Saturday, November 24, 2012

Letter #1.

Dear Future Husband,

Today has been a crappy day. It started off with my shift supervisor interrupting my sleep in the morning claiming that it was my shift whereas I have told my store manager I can only work tomorrow. I'm having a very epic "voice change" now and was sick for the past 4 weeks. Coming close to a month. Perhaps due to stress of the exams. Hopefully, by the time that you are reading this, I would be a competent houseman or a doctor. I'm struggling now. Really I am. Trying my best to understand the physiology of the body and also the human anatomy. But it's really hard, darling. I was very distracted with so many freaking things on my mind. You might call me silly if i were to tell you. But yes, I am. I hope that by the time I meet you, I would have matured into someone who can focus better. Who knows what are my priorities. To be a good wife, a filial daughter, an understanding mother, a friend who people can count on and a competent doctor.
I would want to be someone like that when I'm with you.
Right now, I'm so lost. I have always been lost. This is really bad.
Anyway, dear, I bought two tumblers today for Christmas! Will be giving them away as a gift. Or maybe using them. It really depends. And I bought some earrings for Sandra, Li Zhen and Vui Yung too! Yes, those girls. :) And after that, I had dinner with my sisters, brother-in-law, Ethan and Katelyn and baby Isaac. Thinking of some dessert after dinner but we went Toys R'us instead.
I guess we will be going to Toys R' Us soon to get toys for our friends who are having baby showers or maybe for baby Isaac.
I feel so much happier to write this letter to you today.

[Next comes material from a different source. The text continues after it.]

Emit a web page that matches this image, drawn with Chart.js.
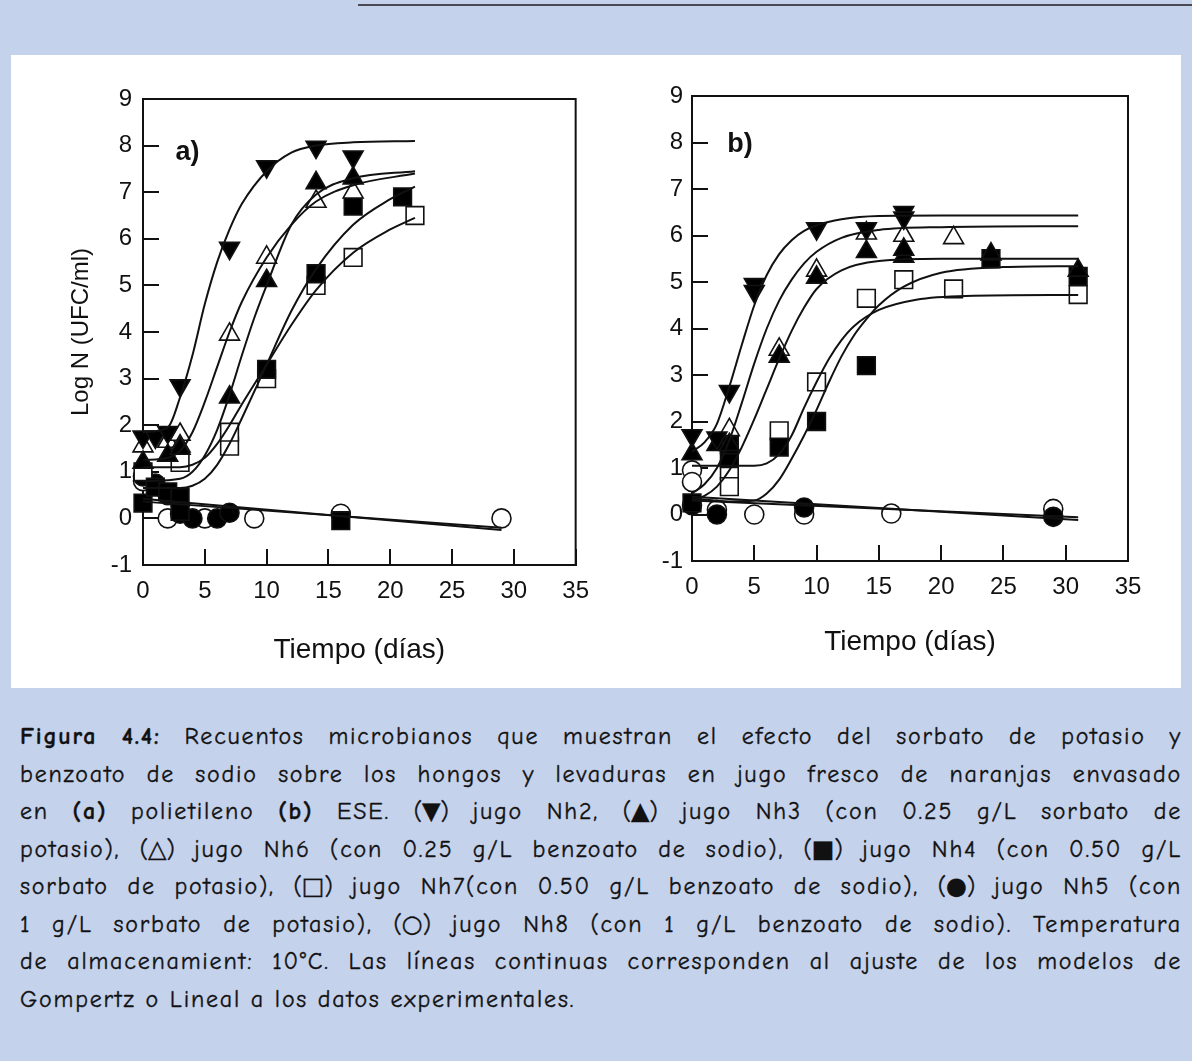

I guess it's a form of assurance.
Don't laugh at me, k?

I don't know who you are. But I'm sure you will be someone I really love. Because you're my hubby! And yes, I am always cheesy and crazy like that. <3 p="p">
I'm listening to a bunch of emo songs which doesn't help my situation now.
Darling, don't ever promise me anything that you can't keep okay? It hurts me more because you're giving me false hopes. And i don't like to feel disappointed.

Signing off. :)

Monday, September 10, 2012

My weakness: Tears

I've always tried to held it in. To hold back my tears.
A woman's biggest strength, has become one of her weakness.
It's because of my tears that sometimes things just worsen.
I can't suppress the feeling. Because everytime i do, I felt that tingly sensation.
I just wanna show you who I really am.
Would you still be able to accept me?

Friday, August 31, 2012

Never easy

Everything is always easier said than done.
When you view your friend's relationship from a third person's point of view,
When things aren't going on well,
You would easily slip out, "What are you thinking of? Just break up."
But it's never easy.
It's never easy to let go.
It's never easy to build up that trust.
It's never easy to create memories again.

Whilst you could be out there... enjoying..
You left me sprawled on the floor,
Heartache with tears,
Were the things you said were just mere words?
Were the promises you made were just emptiness?
You were like a limb to me. The loss of you feels like losing a part of me.
Was I never a part of you?

Monday, August 27, 2012

of flashback

a year ago of today was the beginning of something special.

Wednesday, March 21, 2012

Technology.

With all these free messaging applications, one would expect communications to improve or perhaps to catch up without feeling guilty. But no, i'm not even worth your time or money to even receive a feeble text.

What am I to you? Seriously, do I even mean something to you?